Employer responsibility

In quid pro quo cases, employers are strictly liable when harassment committed by supervisory personnel results in a tangible employment action, which is defined as “a significant change in employment status.” Supervisory personnel are those who have the authority to grant or deny tangible employment benefits (such as promotions, demotions or transfers). Courts traditionally hold that supervisors who have the authority to make employment decisions are legally acting on their employer’s behalf, even if the employer does not know of the unlawful conduct.

In hostile work environment cases, employers may be liable for the hostile environments created by co-workers (who have no supervisory authority) and third parties (such as vendors or customers) if the employer knew or should have known about the harassment and failed to take prompt, corrective action.

An employer may defend a sexual harassment claim by establishing that employer both:

  • exercised reasonable care to prevent and promptly correct any sexually harassing behavior
  • employee failed to take advantage of any preventive or corrective measures.

Harassment policies

Massachusetts law requires that employers adopt policies against sexual harassment. An employer must provide to all employees annually a copy of its policy against sexual harassment. The employer must also give new employees copies of the policy at the time of hire.

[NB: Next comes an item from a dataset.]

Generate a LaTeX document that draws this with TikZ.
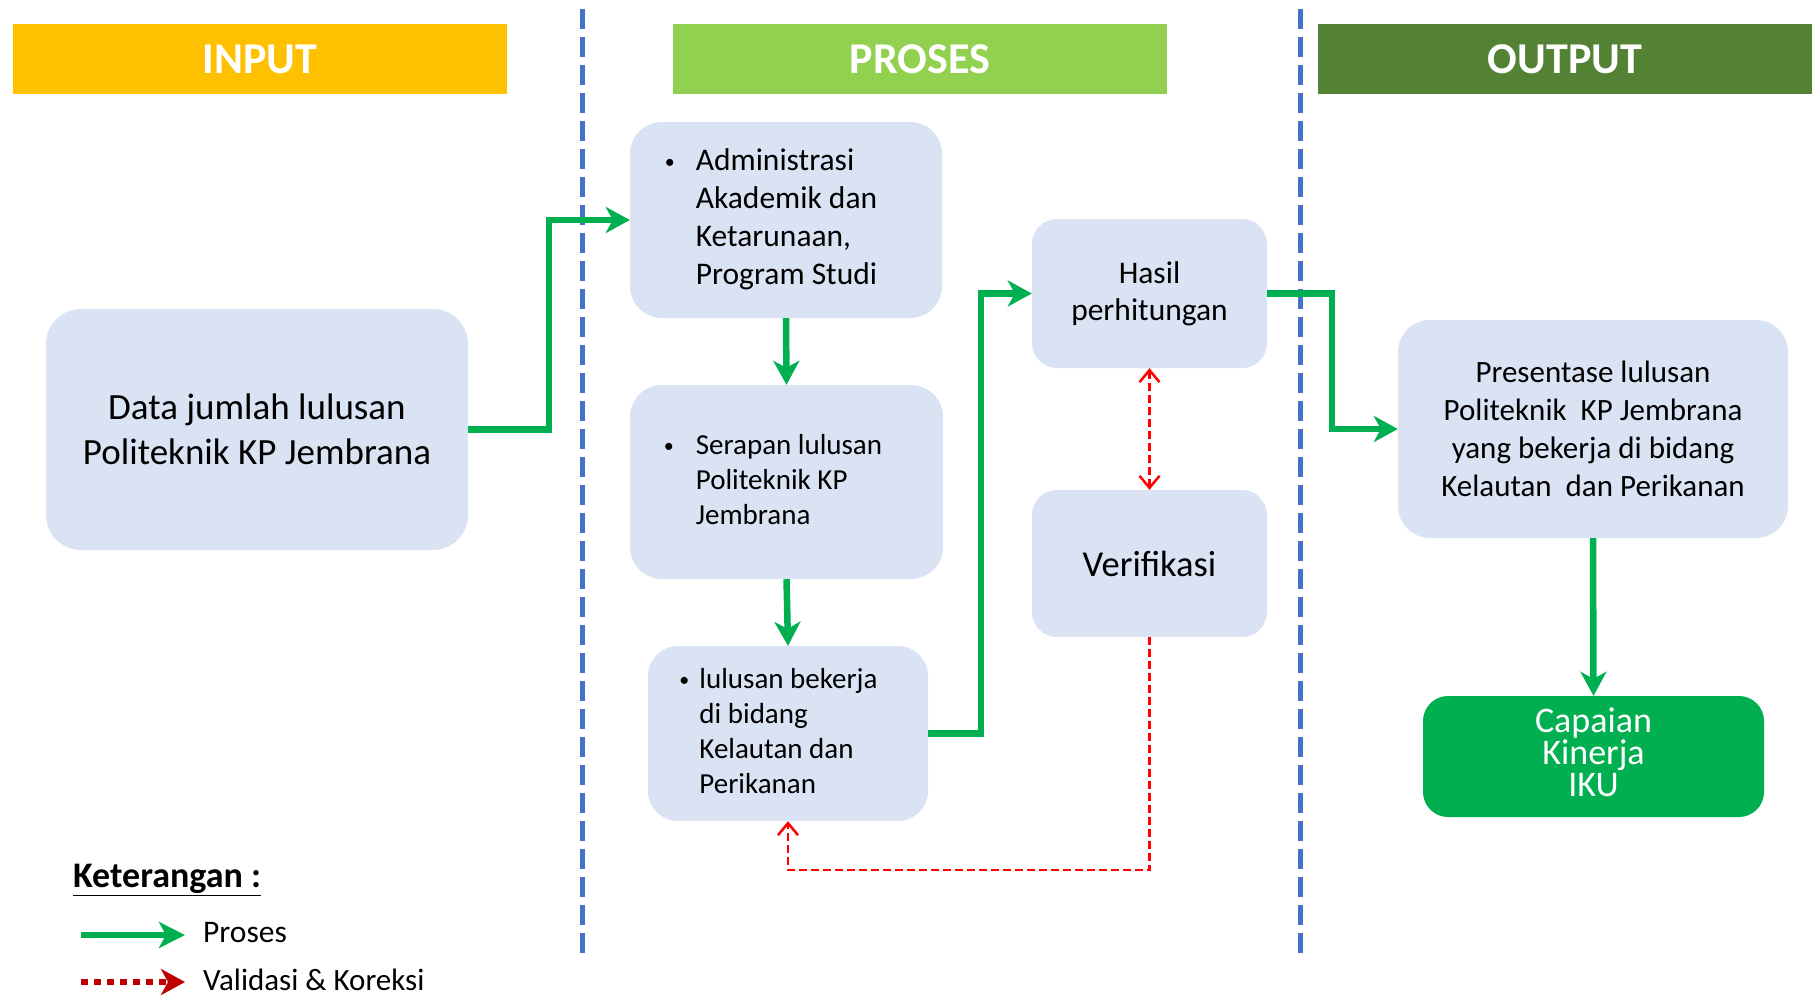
\documentclass[tikz,border=0pt]{standalone}
\usepackage{fontspec}
\setmainfont{Carlito}
\usetikzlibrary{arrows.meta}
\definecolor{boxfill}{HTML}{DAE3F3}
\definecolor{inpcol}{HTML}{FFC000}
\definecolor{procol}{HTML}{92D050}
\definecolor{outcol}{HTML}{548235}
\definecolor{gr}{HTML}{00B050}
\definecolor{sepblue}{HTML}{4472C4}
\definecolor{dred}{HTML}{C00000}
\newcommand{\fs}[2]{\fontsize{#1}{#2}\selectfont}
\newcommand{\bl}[1]{\makebox[#1][l]{\raisebox{2pt}{\fs{20}{20}\textbullet}}}
\begin{document}
\begin{tikzpicture}[x=1pt,y=-1pt,
  hdr/.style={minimum width=494pt, minimum height=70pt, inner sep=0pt, text=white, font=\bfseries\fs{44}{50}},
  box/.style={fill=boxfill, rounded corners=32pt, inner sep=0pt, align=center, text=black},
  proc/.style={draw=gr, line width=6.5pt, -{Stealth[length=24pt,width=26pt,inset=7pt]}},
  valid/.style={draw=red, line width=2.5pt, dash pattern=on 8pt off 4pt, {Straight Barb[length=12pt,width=20pt,line width=2.5pt]}-{Straight Barb[length=12pt,width=20pt,line width=2.5pt]}},
  validone/.style={draw=red, line width=2.5pt, dash pattern=on 8pt off 4pt, -{Straight Barb[length=12pt,width=20pt,line width=2.5pt]}},
  sep/.style={draw=sepblue, line width=5pt, dash pattern=on 20pt off 8pt}
]
\useasboundingbox[fill=white] (0,0) rectangle (1819,1002);

% headers
\node[hdr, fill=inpcol] (hin) at (260,59) {INPUT};
\node[hdr, fill=procol] (hpr) at (920,59) {PROSES};
\node[hdr, fill=outcol] (hout) at (1565,59) {OUTPUT};

% separators
\coordinate (s1a) at (582.5,9); \coordinate (s1b) at (582.5,960);
\coordinate (s2a) at (1300,9); \coordinate (s2b) at (1300,960);
\draw[sep] (s1a) -- (s1b);
\draw[sep] (s2a) -- (s2b);

% boxes
\node[box, rounded corners=35pt, minimum width=422pt, minimum height=241pt, font=\fs{37}{45}] (inp) at (257,429.5)
  {Data jumlah lulusan\\Politeknik KP Jembrana};

\node[box, minimum width=312pt, minimum height=196pt, font=\fs{31.5}{38}] (adm) at (786,220)
  {\begin{tabular}{@{}l@{}l@{\hspace{30pt}}}\bl{31pt} & Administrasi\\ & Akademik dan\\ & Ketarunaan,\\ & Program Studi\end{tabular}};

\node[box, minimum width=313pt, minimum height=194pt, font=\fs{29}{35}] (ser) at (786.5,482)
  {\begin{tabular}{@{}l@{}l@{\hspace{27pt}}}\bl{32pt} & Serapan lulusan\\ & Politeknik KP\\ & Jembrana\end{tabular}};

\node[box, rounded corners=30pt, minimum width=280pt, minimum height=175pt, font=\fs{29}{35}] (lul) at (788,733.5)
  {\begin{tabular}{@{}l@{}l@{\hspace{19pt}}}\bl{20pt} & lulusan bekerja\\ & di bidang\\ & Kelautan dan\\ & Perikanan\end{tabular}};

\node[box, rounded corners=25pt, minimum width=235pt, minimum height=149pt, font=\fs{31.5}{37}] (has) at (1149.5,293.5)
  {Hasil\\perhitungan};

\node[box, rounded corners=25pt, minimum width=235pt, minimum height=147pt, font=\fs{36.5}{42}] (ver) at (1149.5,563.5)
  {Verifikasi};

\node[box, rounded corners=32pt, minimum width=390pt, minimum height=218pt, font=\fs{31}{38}] (pres) at (1593,429)
  {Presentase lulusan\\Politeknik\ \ KP Jembrana\\yang bekerja di bidang\\Kelautan\ \ dan Perikanan};

\node[box, fill=gr, rounded corners=25pt, minimum width=341pt, minimum height=121pt] (cap) at (1593.5,756.5) {};
\node[inner sep=0pt, align=center, text=white, font=\fs{36}{32}] (capt) at (1593.5,752.5)
  {Capaian\\Kinerja\\IKU};

% process arrows
\draw[proc] (inp.east) -- ++(81,0) |- (adm.west);
\draw[proc] (adm.south) -- (ser.north);
\draw[proc] (ser.south) -- (lul.north);
\draw[proc] (lul.east) -- ++(53,0) |- (has.west);
\draw[proc] (has.east) -- ++(65,0) |- (pres.west);
\draw[proc] (pres.south) -- (cap.north);

% validation arrows
\draw[valid] (has.south) -- (ver.north);
\draw[validone] (ver.south) -- ++(0,233) -| (lul.south);

% legend
\node[anchor=west, inner sep=0pt, font=\bfseries\fs{36}{40}] (ket) at (73,880) {\underline{Keterangan :}};
\coordinate (la1) at (81,935); \coordinate (la2) at (185,935);
\coordinate (lb1) at (81,982); \coordinate (lb2) at (185,982);
\draw[draw=gr, line width=6.5pt, -{Stealth[length=26pt,width=26pt,inset=7pt]}] (la1) -- (la2);
\draw[draw=dred, line width=6.5pt, dash pattern=on 7pt off 6pt, -{Stealth[length=24pt,width=26pt,inset=7pt]}] (lb1) -- (lb2);
\node[anchor=west, inner sep=0pt, font=\fs{31.5}{36}] (lp) at (203,932) {Proses};
\node[anchor=west, inner sep=0pt, font=\fs{31}{36}] (lv) at (203,980) {Validasi \& Koreksi};
\end{tikzpicture}
\end{document}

The sexual harassment policy should include:

  • a statement that sexual harassment in the workplace is unlawful
  • a statement that it is unlawful to retaliate against an employee for filing a complaint of sexual harassment or for cooperating in an investigation of a complaint for sexual harassment
  • a description and examples of sexual harassment
  • a statement of the range of consequences for employees who are found to have committed sexual harassment
  • a description of the process for filing internal complaints about sexual harassment and the work addresses and telephone numbers of the person or persons to whom complaints should be made
  • the identity of the appropriate state and federal employment discrimination enforcement agencies (that is, the EEOC and MCAD) and directions as to how to contact the agencies.

Best practices

An employer should:

  • Implement and distribute anti-harassment policies - Not only is this a requirement of Massachusetts law, but it also assists an employer in its defense of a claim. When an employer has a comprehensive harassment policy, it demonstrates that the employer exercises reasonable care to prevent sexually harassing conduct. The employer should ensure that the policy prohibits all forms of harassment, not only sexual harassment.
  • Educate employees about harassment issues - The employer should educate its employees on the types of conduct that prohibited by its policy. An employer may want to conduct an anti-harassment seminar as part of any new hire training program. It should also train supervisors and managers to recognize problems and handle complaints.
  • Develop an effective reporting/grievance procedure - Often, an employer’s potential liability greatly increases when it fails to provide employees with a reasonable method to report harassment.
    • Example
      The Supreme Court found that an employer’s policy did not protect it from liability, because the policy required the employee to report the harassment to her direct supervisor, who was the individual allegedly harassing her. Employers should ensure that their policies identify at least two different avenues through which an employee may report a complaint.
  • Employers also should consider supplying their employees with a toll-free hotline to report complaints.
  • Conduct prompt, thorough investigations into complaints - The employer should not wait for an employee to formally complain of harassment when it believes that the employee may have a claim. Courts hold employers directly liable for harassment when they know or reasonably should know about the harassment and fail to stop it. Furthermore, the employer should not promise an employee that it will keep the complaint confidential. Total confidentiality is impossible when the employer conducts a thorough investigation by interviewing witnesses. The sexual harassment policy should only promise that complaints will be kept confidential “to the extent possible.” (See Workplace investigations.)
  • Take appropriate action - Following an investigation into a harassment complaint, the employer should determine appropriate corrective action and should discipline the harasser if appropriate. The employer should meet with the complaining employee to explain the outcome of the investigation and what steps, if any, have been taken to resolve the complaint. Finally, the employer should review the sexual harassment policy with all parties involved in the complaint.

Same-sex harassment

The Supreme Court has upheld discrimination claims in which an employee is harassed by a supervisor or co-worker of the same sex. The Court stressed that the critical issue is whether members of one sex are exposed to disadvantageous terms or conditions of employment to which members of the other sex are not.

Taking claims to court

On March 3, 2022, the Ending Forced Arbitration of Sexual Assault and Sexual Harassment Act was signed into law. The law was designed to provide victims of workplace sexual misconduct with the right to seek justice in a court room. Traditionally, such matters were addressed through arbitration.

The act amends the Federal Arbitration Act (FAA) to include a new section, which states, in part:

[A]t the election of the person alleging conduct constituting a sexual harassment dispute or a sexual assault dispute, or the named representative of a class or in a collective action alleging such conduct, no predispute arbitration agreement or predispute joint-action waiver shall be valid or enforceable with respect to a case which is filed under Federal, Tribal, or State law and relates to the sexual assault dispute or the sexual harassment dispute.

 

What employers need to know

  1. ​The act gives employees the option to invalidate arbitration agreements and class or collective action waivers with respect to sexual assault and sexual harassment claims. This means employees may choose to either arbitrate these claims or pursue them in court regardless of any contractual agreements with their employers.
  2. The act applies to all claims that arise or accrue after March 3, 2022, regardless of the date of the agreement at issue. The act, however, does not affect claims that arose or accrued before March 3, 202
  3. The act does not affect otherwise valid arbitration agreements for claims that are not related sexual assault and sexual harassment.
  4. Future litigation is anticipated over the scope and interpretation of this law.